Acoustic monitoring was conducted using ten SWIFT ARUs (Kahl et al.,
2019), provided by the Cornell Lab of Ornithology, from mid-July to
early October of 2019. This period overlaps with the latter half of the
dry season at LACC. The SWIFT units were deployed on rotating 14 day
deployment periods at terra firme and floodplain forest sites (Figure 1,
S1), 10 sites at a time, over three deployments from mid-July to late
August. A fourth deployment, duration 27 days, was conducted as a
follow-up at five of the 30 sites from late September to early October.
As the chosen sites are part of the station’s existing camera trap
system (approximately a 1 km2 grid located along the
edge of open trails), we were able to merge our detection set with
previously-collected site-level habitat data as well as to compare our
tinamou detection rates to those calculated using camera trap
detections. Recorders were tied to trees at a height of approximately
1.5 m from the ground with the microphone facing downwards. Each unit
was programmed to record for five hours a day, from 5:00 to 7:30 in the
morning and 16:00 to 18:30 in the afternoon to early evening, in order
to cover periods of high vocal activity for tinamous (Dias et al.,
2016). The SWIFT unit firmware allows for control of microphone gain and
sampling frequency; we set these values to -33 dB (the default) and 16
kHz, respectively.

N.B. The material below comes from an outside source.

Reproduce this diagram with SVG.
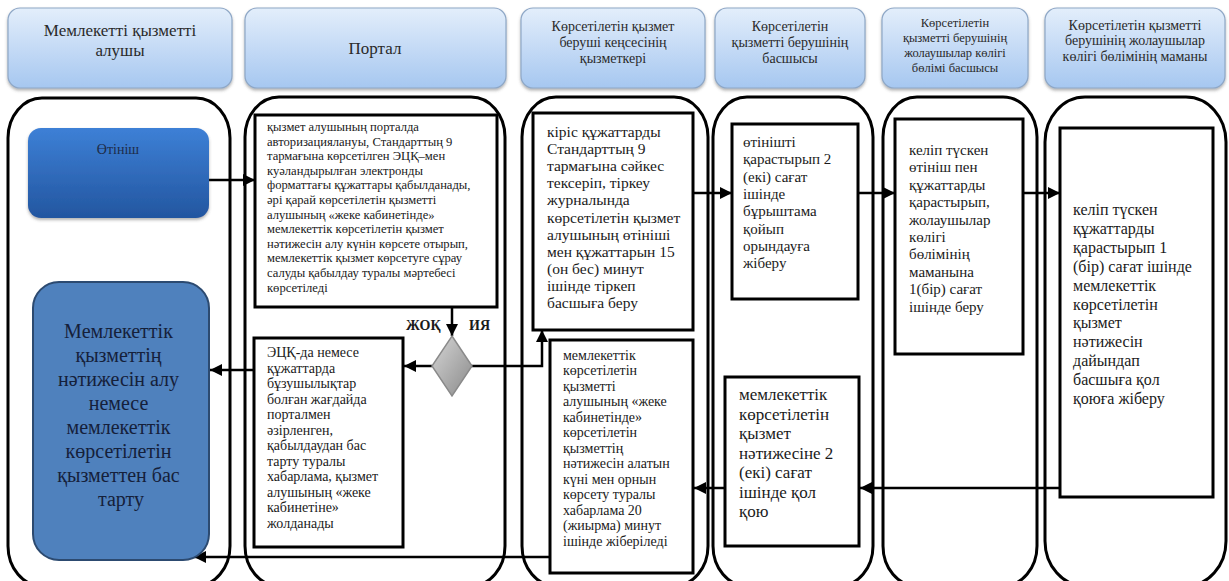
<svg xmlns="http://www.w3.org/2000/svg" width="1229" height="581" viewBox="0 0 1229 581" font-family="'Liberation Serif', 'DejaVu Serif', serif">
<style>
.hdr{fill:url(#hg);stroke:#8ea7c6;stroke-width:1.2;filter:url(#sh)}
.ht{fill:#2a2a2a;text-anchor:middle}
.lane{fill:#fff;stroke:#000;stroke-width:3}
.box{fill:#fff;stroke:#000;stroke-width:3}
.bt{fill:#1a1a1a}
.con{fill:none;stroke:#000;stroke-width:2.5}
.lbl{font-weight:bold;font-size:14px;fill:#1a1a1a}
</style>
<defs>
<linearGradient id="hg" x1="0" y1="0" x2="0" y2="1">
<stop offset="0" stop-color="#e3eefb"/>
<stop offset="1" stop-color="#a6c7f0"/>
</linearGradient>
<linearGradient id="bg" x1="0" y1="0" x2="0" y2="1">
<stop offset="0" stop-color="#3d80d6"/>
<stop offset="1" stop-color="#2356a0"/>
</linearGradient>
<linearGradient id="dg" x1="0" y1="0" x2="1" y2="1">
<stop offset="0" stop-color="#d6d6d6"/>
<stop offset="1" stop-color="#8a8a8a"/>
</linearGradient>
<filter id="sh" x="-10%" y="-10%" width="120%" height="130%">
<feDropShadow dx="0" dy="2" stdDeviation="1.5" flood-color="#555" flood-opacity="0.45"/>
</filter>
<marker id="ah" viewBox="0 0 10 10" refX="10" refY="5" markerWidth="4.8" markerHeight="4.8" orient="auto" markerUnits="strokeWidth">
<path d="M0,0 L10,5 L0,10 z" fill="#000"/>
</marker>
</defs>

<g id="headers">
<g id="h1"><rect class="hdr" x="8" y="8" width="224" height="80" rx="12"/>
<text class="ht" font-size="17" x="120" y="36">Мемлекетті қызметті</text>
<text class="ht" font-size="17" x="120" y="56">алушы</text></g>
<g id="h2"><rect class="hdr" x="245" y="8" width="261" height="80" rx="12"/>
<text class="ht" font-size="17" x="375" y="54">Портал</text></g>
<g id="h3"><rect class="hdr" x="521" y="8" width="184" height="80" rx="12"/>
<text class="ht" font-size="14" x="613" y="31">Көрсетілетін қызмет</text>
<text class="ht" font-size="14" x="613" y="47">беруші кеңсесінің</text>
<text class="ht" font-size="14" x="613" y="63">қызметкері</text></g>
<g id="h4"><rect class="hdr" x="715" y="8" width="150" height="80" rx="12"/>
<text class="ht" font-size="14" x="790" y="31">Көрсетілетін</text>
<text class="ht" font-size="14" x="790" y="47">қызметті  берушінің</text>
<text class="ht" font-size="14" x="790" y="63">басшысы</text></g>
<g id="h5"><rect class="hdr" x="882" y="8" width="146" height="80" rx="12"/>
<text class="ht" font-size="12.5" x="955" y="27">Көрсетілетін</text>
<text class="ht" font-size="12.5" x="955" y="42">қызметті берушінің</text>
<text class="ht" font-size="12.5" x="955" y="57">жолаушылар көлігі</text>
<text class="ht" font-size="12.5" x="955" y="72">бөлімі басшысы</text></g>
<g id="h6"><rect class="hdr" x="1045" y="8" width="180" height="80" rx="12"/>
<text class="ht" font-size="14" x="1135" y="30">Көрсетілетін қызметті</text>
<text class="ht" font-size="14" x="1135" y="45">берушінің жолаушылар</text>
<text class="ht" font-size="14" x="1135" y="61">көлігі бөлімінің маманы</text></g>
</g>

<g id="lanes">
<rect class="lane" x="8" y="98" width="222" height="488" rx="34" ry="40"/>
<rect class="lane" x="245" y="97" width="260" height="489" rx="34" ry="40"/>
<rect class="lane" x="522" y="97" width="186" height="489" rx="34" ry="40"/>
<rect class="lane" x="713" y="97" width="160" height="489" rx="34" ry="40"/>
<rect class="lane" x="883" y="97" width="154" height="489" rx="34" ry="40"/>
<rect class="lane" x="1045" y="97" width="181" height="489" rx="40" ry="45"/>
</g>

<g id="connectors">
<path class="con" marker-end="url(#ah)" d="M209,180 H255"/>
<path class="con" marker-end="url(#ah)" d="M452,307 V336"/>
<path class="con" marker-end="url(#ah)" d="M432,366 H404"/>
<path class="con" marker-end="url(#ah)" d="M471,366 H542 V330"/>
<path class="con" marker-end="url(#ah)" d="M254,370 H210"/>
<path class="con" marker-end="url(#ah)" d="M693,193 H732"/>
<path class="con" marker-end="url(#ah)" d="M858,193 H895"/>
<path class="con" marker-end="url(#ah)" d="M1023,193 H1060"/>
<path class="con" marker-end="url(#ah)" d="M1060,488 H860"/>
<path class="con" marker-end="url(#ah)" d="M725,488 H694"/>
<path class="con" marker-end="url(#ah)" d="M550,557 H194"/>
<text class="lbl" x="406" y="330">ЖОҚ</text>
<text class="lbl" x="469" y="330">ИЯ</text>
</g>

<g id="n-otinish">
<rect x="28" y="128" width="181" height="90" rx="13" fill="url(#bg)" filter="url(#sh)"/>
<text class="ht" font-size="14" x="118" y="154" style="fill:#1e2c48">Өтініш</text>
</g>

<g id="n-result">
<rect x="33" y="282" width="176" height="278" rx="26" fill="#4f81bd" stroke="#2c4a70" stroke-width="2"/>
<text class="ht" font-size="20" style="fill:#15203a">
<tspan x="121" y="338">Мемлекеттік</tspan>
<tspan x="121" dy="24">қызметтің</tspan>
<tspan x="121" dy="24">нәтижесін алу</tspan>
<tspan x="121" dy="24">немесе</tspan>
<tspan x="121" dy="24">мемлекеттік</tspan>
<tspan x="121" dy="24">көрсетілетін</tspan>
<tspan x="121" dy="24">қызметтен бас</tspan>
<tspan x="121" dy="24">тарту</tspan>
</text>
</g>

<g id="n-portal1">
<rect class="box" x="255" y="115" width="242" height="192"/>
<text class="bt" font-size="12.6">
<tspan x="267" y="131">қызмет алушының  порталда</tspan>
<tspan x="267" dy="14.6">авторизациялануы, Стандарттың 9</tspan>
<tspan x="267" dy="14.6">тармағына көрсетілген ЭЦҚ–мен</tspan>
<tspan x="267" dy="14.6">куәландырылған электронды</tspan>
<tspan x="267" dy="14.6">форматтағы құжаттары қабылданады,</tspan>
<tspan x="267" dy="14.6">әрі қарай көрсетілетін қызметті</tspan>
<tspan x="267" dy="14.6">алушының «жеке кабинетінде»</tspan>
<tspan x="267" dy="14.6">мемлекеттік көрсетілетін қызмет</tspan>
<tspan x="267" dy="14.6">нәтижесін алу күнін көрсете отырып,</tspan>
<tspan x="267" dy="14.6">мемлекеттік қызмет көрсетуге сұрау</tspan>
<tspan x="267" dy="14.6">салуды қабылдау туралы мәртебесі</tspan>
<tspan x="267" dy="14.6">көрсетіледі</tspan>
</text>
</g>

<g id="n-decision">
<polygon points="452,336 472,366 452,396 432,366" fill="url(#dg)" stroke="#8a8a8a" stroke-width="1.5"/>
</g>

<g id="n-portal2">
<rect class="box" x="254" y="338" width="149" height="209"/>
<text class="bt" font-size="14">
<tspan x="267" y="357">ЭЦҚ-да немесе</tspan>
<tspan x="267" dy="15.5">құжаттарда</tspan>
<tspan x="267" dy="15.5">бұзушылықтар</tspan>
<tspan x="267" dy="15.5">болған жағдайда</tspan>
<tspan x="267" dy="15.5">порталмен</tspan>
<tspan x="267" dy="15.5">әзірленген,</tspan>
<tspan x="267" dy="15.5">қабылдаудан бас</tspan>
<tspan x="267" dy="15.5">тарту туралы</tspan>
<tspan x="267" dy="15.5">хабарлама, қызмет</tspan>
<tspan x="267" dy="15.5">алушының «жеке</tspan>
<tspan x="267" dy="15.5">кабинетіне»</tspan>
<tspan x="267" dy="15.5">жолданады</tspan>
</text>
</g>

<g id="n-clerk1">
<rect class="box" x="533" y="113" width="160" height="217"/>
<text class="bt" font-size="15.5">
<tspan x="547" y="137">кіріс құжаттарды</tspan>
<tspan x="547" dy="17.1">Стандарттың 9</tspan>
<tspan x="547" dy="17.1">тармағына сәйкес</tspan>
<tspan x="547" dy="17.1">тексеріп, тіркеу</tspan>
<tspan x="547" dy="17.1">журналында</tspan>
<tspan x="547" dy="17.1">көрсетілетін қызмет</tspan>
<tspan x="547" dy="17.1">алушының өтініші</tspan>
<tspan x="547" dy="17.1">мен құжаттарын 15</tspan>
<tspan x="547" dy="17.1">(он бес) минут</tspan>
<tspan x="547" dy="17.1">ішінде тіркеп</tspan>
<tspan x="547" dy="17.1">басшыға беру</tspan>
</text>
</g>

<g id="n-clerk2">
<rect class="box" x="550" y="340" width="143" height="233"/>
<text class="bt" font-size="14">
<tspan x="563" y="359.5">мемлекеттік</tspan>
<tspan x="563" dy="15.5">көрсетілетін</tspan>
<tspan x="563" dy="15.5">қызметті</tspan>
<tspan x="563" dy="15.5">алушының «жеке</tspan>
<tspan x="563" dy="15.5">кабинетінде»</tspan>
<tspan x="563" dy="15.5">көрсетілетін</tspan>
<tspan x="563" dy="15.5">қызметтің</tspan>
<tspan x="563" dy="15.5">нәтижесін алатын</tspan>
<tspan x="563" dy="15.5">күні мен орнын</tspan>
<tspan x="563" dy="15.5">көрсету туралы</tspan>
<tspan x="563" dy="15.5">хабарлама 20</tspan>
<tspan x="563" dy="15.5">(жиырма) минут</tspan>
<tspan x="563" dy="15.5">ішінде жіберіледі</tspan>
</text>
</g>

<g id="n-head1">
<rect class="box" x="732" y="124" width="126" height="175"/>
<text class="bt" font-size="15">
<tspan x="743" y="147">өтінішті</tspan>
<tspan x="743" dy="17.3">қарастырып  2</tspan>
<tspan x="743" dy="17.3">(екі) сағат</tspan>
<tspan x="743" dy="17.3">ішінде</tspan>
<tspan x="743" dy="17.3">бұрыштама</tspan>
<tspan x="743" dy="17.3">қойып</tspan>
<tspan x="743" dy="17.3">орындауға</tspan>
<tspan x="743" dy="17.3">жіберу</tspan>
</text>
</g>

<g id="n-head2">
<rect class="box" x="725" y="377" width="134" height="169"/>
<text class="bt" font-size="17">
<tspan x="739" y="400">мемлекеттік</tspan>
<tspan x="739" dy="19.5">көрсетілетін</tspan>
<tspan x="739" dy="19.5">қызмет</tspan>
<tspan x="739" dy="19.5">нәтижесіне 2</tspan>
<tspan x="739" dy="19.5">(екі) сағат</tspan>
<tspan x="739" dy="19.5">ішінде қол</tspan>
<tspan x="739" dy="19.5">қою</tspan>
</text>
</g>

<g id="n-depthead">
<rect class="box" x="895" y="119" width="128" height="235"/>
<text class="bt" font-size="15">
<tspan x="909" y="155">келіп түскен</tspan>
<tspan x="909" dy="17.4">өтініш пен</tspan>
<tspan x="909" dy="17.4">құжаттарды</tspan>
<tspan x="909" dy="17.4">қарастырып,</tspan>
<tspan x="909" dy="17.4">жолаушылар</tspan>
<tspan x="909" dy="17.4">көлігі</tspan>
<tspan x="909" dy="17.4">бөлімінің</tspan>
<tspan x="909" dy="17.4">маманына</tspan>
<tspan x="909" dy="17.4">1(бір) сағат</tspan>
<tspan x="909" dy="17.4">ішінде беру</tspan>
</text>
</g>

<g id="n-specialist">
<rect class="box" x="1060" y="128" width="153" height="369"/>
<text class="bt" font-size="16">
<tspan x="1073" y="215">келіп түскен</tspan>
<tspan x="1073" dy="18.9">құжаттарды</tspan>
<tspan x="1073" dy="18.9">қарастырып 1</tspan>
<tspan x="1073" dy="18.9">(бір) сағат ішінде</tspan>
<tspan x="1073" dy="18.9">мемлекеттік</tspan>
<tspan x="1073" dy="18.9">көрсетілетін</tspan>
<tspan x="1073" dy="18.9">қызмет</tspan>
<tspan x="1073" dy="18.9">нәтижесін</tspan>
<tspan x="1073" dy="18.9">дайындап</tspan>
<tspan x="1073" dy="18.9">басшыға қол</tspan>
<tspan x="1073" dy="18.9">қоюға жіберу</tspan>
</text>
</g>
</svg>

Setting the sampling frequency to 16 kHz is a
tradeoff that limits the acoustic frequency bandwidth to 0-8 kHz
(Landau, 1967) in exchange for smaller file sizes and lower power
demands than the default value of 32 kHz. The SWIFT firmware writes data
as 30 min-long WAV files (~58 MB). Each unit was
intended to collect data for the shorter of (a) the entire 14 or 27 day
recording period or (b) until battery power was exhausted. In practice,
battery life was always the limiting factor, with a mean
time-to-shutdown of 7.81 days (5.12 days for deployments 1-3 and 21.8
days for deployment 4). Due to supply limitations, we were forced to use
a different brand of battery for deployments 1-3 than for deployment 4,
which we suspect is at least partially responsible for the longer
per-recorder run times in the latter deployment. At the end of each
deployment period, all units were removed from the field, loaded with
fresh recording media and batteries, and deployed to their next assigned
site on the following day. All audio data was backed up to rugged solid
state storage media for transport out of the field.
Our chosen classification procedure is a type of supervised machine
learning, which requires a significant amount of training audio to
produce a working model (Kotsiantis et al., 2007). We used a set of
~3100 audio files of 2s duration (the typical phrase
length in tinamou calls) to train an initial classifier. These files
were coded as one of twelve classes: one class for each tinamou species,
and a “junk” class containing audio of other bird species, non-bird
organismal audio, and assorted environmental audio (Table 1). The
training dataset was derived from audio downloaded from the Macaulay
Library of Natural Sounds (https://macaulaylibrary.org) and Xeno-Canto
(http://www.xeno-canto.org) databases (S2) as well as from exemplar cuts
in the audio we collected in the field.